Poisoning the public can’t be tolerated. Should we be waiting for them to tamper with Tylenol tablets before we remove them from society for behavior modification?

Yes.

[QUOTE=Kentammy]

(a) Find a real cite. I’m not frankly inclined to trust NORML’s summaries of scientific results, especially given some familiarity with how the media distort such things. An advocacy organization is likely even worse.

(b) Find evidence that a first-time marijuana user who doesn’t know they’re on marijuana isn’t any more dangerous a driver. Habitual pot-smokers all claim to be able to drive perfectly well while high, and I’ve seen enough of them do it that I don’t doubt that, in some cases at least, it’s true. However, assuming because habitual users can drive reasonably well while under the influence that cannabis-naive people intoxicated without their knowledge can properly compensate for its effects is patently ridiculous.

Weed has different effects on different people. Some people get a completely dysphoric high - it’s not always fun. And depending how much pot they used, it’s possible to consume far more than you could via smoking it, which means that people might have been very heavily intoxicated. Being really, really high is disorienting at best, and for people who had never used it, I imagine it was at very least pretty frightening.

Potentially poisoning 18 people and scaring the shit out of them might not merit 20 years, but he sure deserves something.

So do I. I’d be majorly pissed if someone slipped me some ganja biscuits.

It’ll be interesting to see what sentence is handed down.

Give them a public whipping and be done with it.

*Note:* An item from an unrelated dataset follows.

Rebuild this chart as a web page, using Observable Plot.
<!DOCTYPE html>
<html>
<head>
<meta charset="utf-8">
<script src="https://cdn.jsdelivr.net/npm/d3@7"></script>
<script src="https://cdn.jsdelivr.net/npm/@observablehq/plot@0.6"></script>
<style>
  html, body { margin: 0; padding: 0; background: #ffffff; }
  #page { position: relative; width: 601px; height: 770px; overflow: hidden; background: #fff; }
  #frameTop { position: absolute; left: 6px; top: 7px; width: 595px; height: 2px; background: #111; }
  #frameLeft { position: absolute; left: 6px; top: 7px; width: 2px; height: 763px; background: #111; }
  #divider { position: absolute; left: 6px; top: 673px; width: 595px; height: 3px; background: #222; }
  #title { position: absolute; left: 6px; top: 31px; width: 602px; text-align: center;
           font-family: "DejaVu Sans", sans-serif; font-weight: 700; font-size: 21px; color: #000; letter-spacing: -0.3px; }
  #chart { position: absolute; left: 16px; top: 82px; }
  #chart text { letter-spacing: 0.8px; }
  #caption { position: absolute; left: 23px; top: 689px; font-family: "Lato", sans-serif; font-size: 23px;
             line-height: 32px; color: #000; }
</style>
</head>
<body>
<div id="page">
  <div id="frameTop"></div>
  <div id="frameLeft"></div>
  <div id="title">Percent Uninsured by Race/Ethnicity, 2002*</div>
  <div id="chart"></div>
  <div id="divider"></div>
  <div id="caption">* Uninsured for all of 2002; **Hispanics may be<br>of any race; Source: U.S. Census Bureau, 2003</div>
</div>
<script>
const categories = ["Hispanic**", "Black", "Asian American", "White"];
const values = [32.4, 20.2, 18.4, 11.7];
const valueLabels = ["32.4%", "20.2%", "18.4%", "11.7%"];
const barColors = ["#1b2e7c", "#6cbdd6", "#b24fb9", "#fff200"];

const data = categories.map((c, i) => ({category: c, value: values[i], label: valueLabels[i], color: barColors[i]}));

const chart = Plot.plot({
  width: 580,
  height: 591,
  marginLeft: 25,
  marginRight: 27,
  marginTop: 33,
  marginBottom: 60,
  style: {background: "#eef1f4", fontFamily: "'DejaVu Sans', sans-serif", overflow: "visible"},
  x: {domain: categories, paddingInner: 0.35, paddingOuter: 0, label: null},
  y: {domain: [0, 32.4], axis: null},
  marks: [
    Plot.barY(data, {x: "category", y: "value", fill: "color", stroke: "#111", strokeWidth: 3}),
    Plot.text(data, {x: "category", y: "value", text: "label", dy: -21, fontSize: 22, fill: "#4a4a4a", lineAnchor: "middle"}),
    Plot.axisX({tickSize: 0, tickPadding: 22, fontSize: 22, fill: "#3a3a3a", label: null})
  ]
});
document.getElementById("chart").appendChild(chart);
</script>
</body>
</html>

Seriously. I think public whippings should be used for a variety of situations along the lines of “you’re not a hardened criminal but you are incredibly fucking stupid, so let ten lashes be a lesson to you, idiot.”

Oooooh! “Hospitalized!” Well, that is twenty years’ of serious, then.

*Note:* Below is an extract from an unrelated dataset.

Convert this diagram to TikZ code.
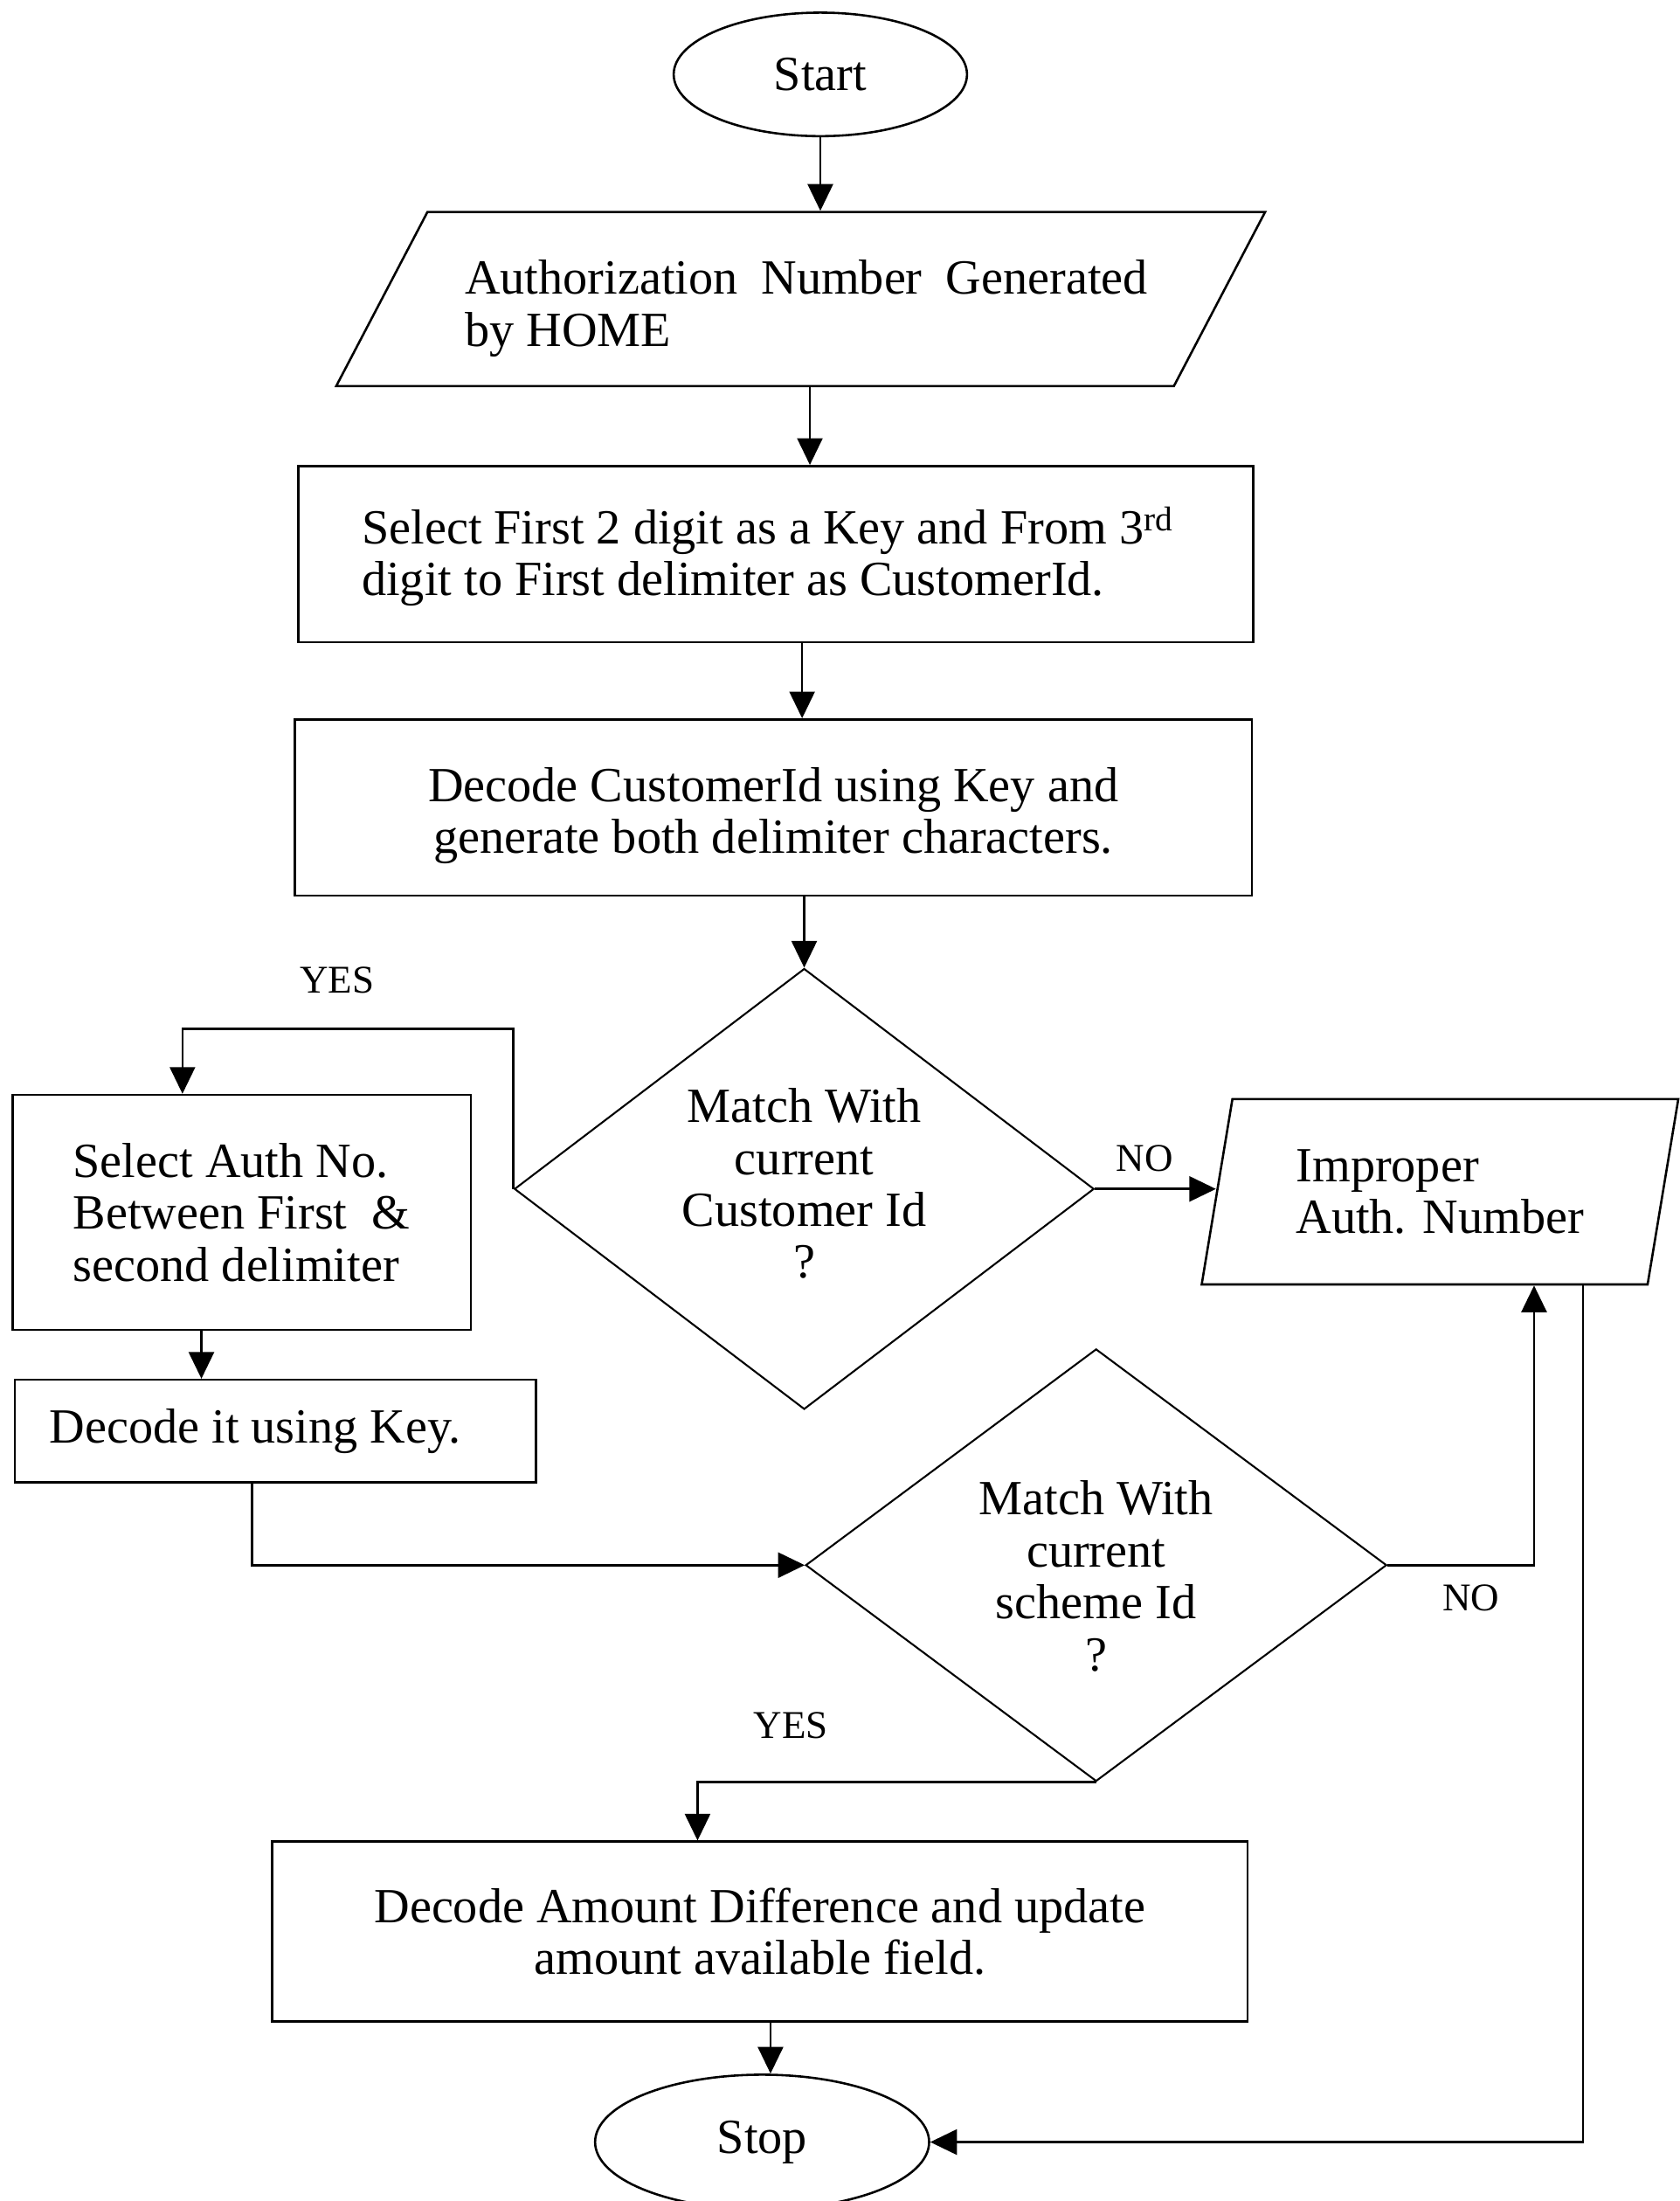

I mean, what with the stomach-pumping, and the activated charcoal treatments, and the plasma, and the…

Oh, wait – nobody received or required any actual medical treatment.

Don’t use a hysterical overreaction to justify a hysterical overreaction.

What the kid did is obviously irresponsible to the point of criminality, but a commeasurate sentence would be measured in months, not decades. (In addition to the separate sentence for possession, of course.)

We spend FORTY FUCKING BILLION $ A YEAR on this stupidity.

In this case- slap their wrists, give them probation, and tell them to never do it again, or you’re really going to Prison.

Hear, hear!

I second the idea of “what happens when one of these folks has a drug test for their job?”, as well as the “what if someone had been allergic?”

Hell, what’s the maximum sentence for “contaminating food”, or slipping someone roofies? That might be a better guideline.

Again, this isn’t about drugs, it’s about slipping an unknown substance to unsuspecting people. Jesus!

Yes, twenty years is far too much, but this shouldn’t be a slap on the wrist, either.

No, we don’t. We spend $40 billion a year stopping people from using drugs consensually. Most folks around here are against the so-called “War on Drugs” because we generally feel that people have the right to use drugs - at least some of them - in the privacy of their own homes. Don’t confuse that issue with this - not even the most hard-core pot activist is calling for people to be secretly administered the drug. If you think that those of us who are opposed to the drug war are opposed because we like to see kids hiding weed in food they give to their teachers, you’re mightily confused. Any loosening of drug laws should certainly not apply to people sneaking them into others’ food.

Don’t damage the reputation of people working to stop the drug war by trying to defend these kids’ actions.